Donald Trump is “not a conservative”, the former Republican House speaker Paul Ryan said, but “a populist, authoritarian narcissist”.
The former vice-presidential pick, who led the House majority for two years when Trump was president, also praised the Republicans Liz Cheney and Adam Kinzinger for opposing Trump to the cost of their congressional careers.
Ryan, from Wisconsin, left Congress in 2019 and now sits on the board of Fox Corp, parent company of Fox News. He was speaking to Kevin Kajiwara, co-president of Teneo Political Risk Advisory, in a podcast interview recorded in November but widely noticed this week.
Voices on both sides of the main political aisle have criticised Ryan for not strongly opposing Trump when he ran for the Republican nomination in 2016, or through four chaotic years in the White House that ended in the deadly January 6 attack on Congress.
When stepping down Ryan praised Trump’s 2017 tax cuts, widely blamed for increasing inequality and the national deficit, as one of his biggest achievements along with increasing defense spending.
Trump was impeached twice, including for January 6, but escaped conviction and now dominates polling for the next Republican presidential nomination.
He does so despite facing 91 criminal charges, including 17 related to attempted election subversion, and civil threats including a business fraud trial and a defamation suit arising from a rape claim a judge called “substantially true”.
Kajiwara asked Ryan how he thought history would judge Kinzinger and Cheney, conservative Republicans from Illinois and Wyoming who stood against Trump and sat on the January 6 committee before being forced out of Congress.
“Look,” Ryan said, “Trump’s not a conservative. He’s an authoritarian narcissist. So I think they basically called him out for that. He’s a populist, authoritarian narcissist.

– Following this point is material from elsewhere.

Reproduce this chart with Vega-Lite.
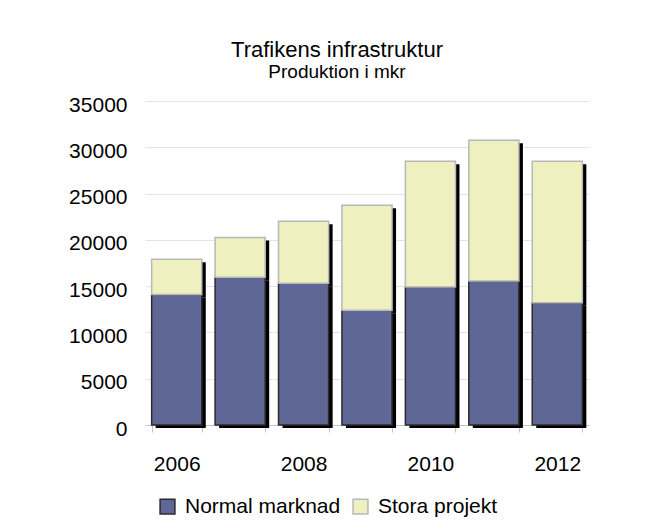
{
  "$schema": "https://vega.github.io/schema/vega-lite/v6.json",
  "width": 444,
  "height": 324,
  "autosize": {"type": "none"},
  "padding": {"left": 145, "top": 101, "right": 63, "bottom": 107},
  "background": "white",
  "title": {
    "text": "Trafikens infrastruktur",
    "subtitle": "Produktion i mkr",
    "anchor": "middle",
    "dx": -30,
    "font": "Liberation Sans",
    "fontSize": 22,
    "fontWeight": "normal",
    "color": "black",
    "subtitleFont": "Liberation Sans",
    "subtitleFontSize": 19,
    "subtitleColor": "black",
    "subtitlePadding": 1,
    "offset": 11
  },
  "data": {
    "values": [
      {"year": "2006", "series": "Normal marknad", "value": 14100},
      {"year": "2006", "series": "Stora projekt", "value": 3800},
      {"year": "2007", "series": "Normal marknad", "value": 15950},
      {"year": "2007", "series": "Stora projekt", "value": 4300},
      {"year": "2008", "series": "Normal marknad", "value": 15300},
      {"year": "2008", "series": "Stora projekt", "value": 6700},
      {"year": "2009", "series": "Normal marknad", "value": 12400},
      {"year": "2009", "series": "Stora projekt", "value": 11350},
      {"year": "2010", "series": "Normal marknad", "value": 14900},
      {"year": "2010", "series": "Stora projekt", "value": 13600},
      {"year": "2011", "series": "Normal marknad", "value": 15550},
      {"year": "2011", "series": "Stora projekt", "value": 15200},
      {"year": "2012", "series": "Normal marknad", "value": 13200},
      {"year": "2012", "series": "Stora projekt", "value": 15300}
    ]
  },
  "encoding": {
    "x": {
      "field": "year",
      "type": "ordinal",
      "scale": {"paddingInner": 0.21, "paddingOuter": 0.105},
      "axis": {
        "title": null,
        "tickBand": "extent",
        "labelAngle": 0,
        "labelExpr": "indexof(['2006','2008','2010','2012'], datum.label) >= 0 ? datum.label : ''",
        "labelFont": "Liberation Sans",
        "labelFontSize": 21,
        "labelColor": "black",
        "labelPadding": 21,
        "labelBaseline": "top",
        "tickSize": 7,
        "tickColor": "#C4C4C4",
        "domainColor": "#C4C4C4",
        "grid": false
      }
    },
    "y": {
      "field": "value",
      "type": "quantitative",
      "stack": "zero",
      "scale": {"domain": [0, 35000], "nice": false},
      "axis": {
        "title": null,
        "values": [0, 5000, 10000, 15000, 20000, 25000, 30000, 35000],
        "format": "d",
        "domain": false,
        "ticks": false,
        "grid": true,
        "gridColor": "#E4E4E4",
        "gridWidth": 1,
        "labelFont": "Liberation Sans",
        "labelFontSize": 21,
        "labelColor": "black",
        "labelPadding": 18,
        "labelOffset": 4
      }
    },
    "order": {"field": "series", "sort": "ascending"}
  },
  "layer": [
    {
      "mark": {"type": "bar", "color": "black", "xOffset": 4, "yOffset": 3},
      "encoding": {"detail": {"field": "series"}}
    },
    {
      "mark": {"type": "bar", "strokeWidth": 1.5},
      "encoding": {
        "color": {
          "field": "series",
          "type": "nominal",
          "scale": {"domain": ["Normal marknad", "Stora projekt"], "range": ["#5F6796", "#EEF0C0"]},
          "legend": {
            "title": null,
            "orient": "none",
            "direction": "horizontal",
            "legendX": 12,
            "legendY": 395,
            "symbolType": "square",
            "symbolSize": 220,
            "symbolStrokeWidth": 1.5,
            "labelFont": "Liberation Sans",
            "labelFontSize": 21,
            "labelColor": "black",
            "labelOffset": 7,
            "columnPadding": 9
          }
        },
        "stroke": {
          "field": "series",
          "type": "nominal",
          "scale": {"domain": ["Normal marknad", "Stora projekt"], "range": ["#2B2B2B", "#B8B8B8"]},
          "legend": null
        }
      }
    }
  ],
  "config": {"view": {"stroke": null}}
}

“… All of his tendencies are basically where narcissism takes him, which is whatever makes him popular, makes him feel good at any given moment.
“He doesn’t think in classical liberal-conservative terms. He thinks in an authoritarian way. And he’s been able to get a big chunk of the Republican base to follow him because he’s the culture warrior.”
Historians searching for the roots of Trumpism have generally looked to the 1990s, when another Republican speaker, Newt Gingrich, turned Congress into a scorched-earth battleground; to the rise of Fox News; or to opposition to Barack Obama, the first Black president, particularly through the Tea Party movement.
Ryan, an economic conservative who was Mitt Romney’s running mate in 2012, continued: “There has to be some line, some principle that is so important to you that you’re just not going to cross, so that when you’re brushing your teeth in the morning, look yourself in the mirror, you like what you see. I think Adam and Liz are brushing their teeth, liking what they see.
“And I think a lot of people in Congress … on the second impeachment, they thought Trump was dead. They thought after January 6, he wasn’t going to have a comeback. He was dead, so they figured, ‘I’m not going to take this heat, vote against this impeachment, because he’s gone anyway.’
“But … he’s been resurrected. There’s lots of reasons for that. But he has been. So I think there’s a lot of people who already regret not getting him out of the way when they could have. So I think history will be kind to those people who saw what was happening and called it out, even though it was at the expense of their wellbeing.”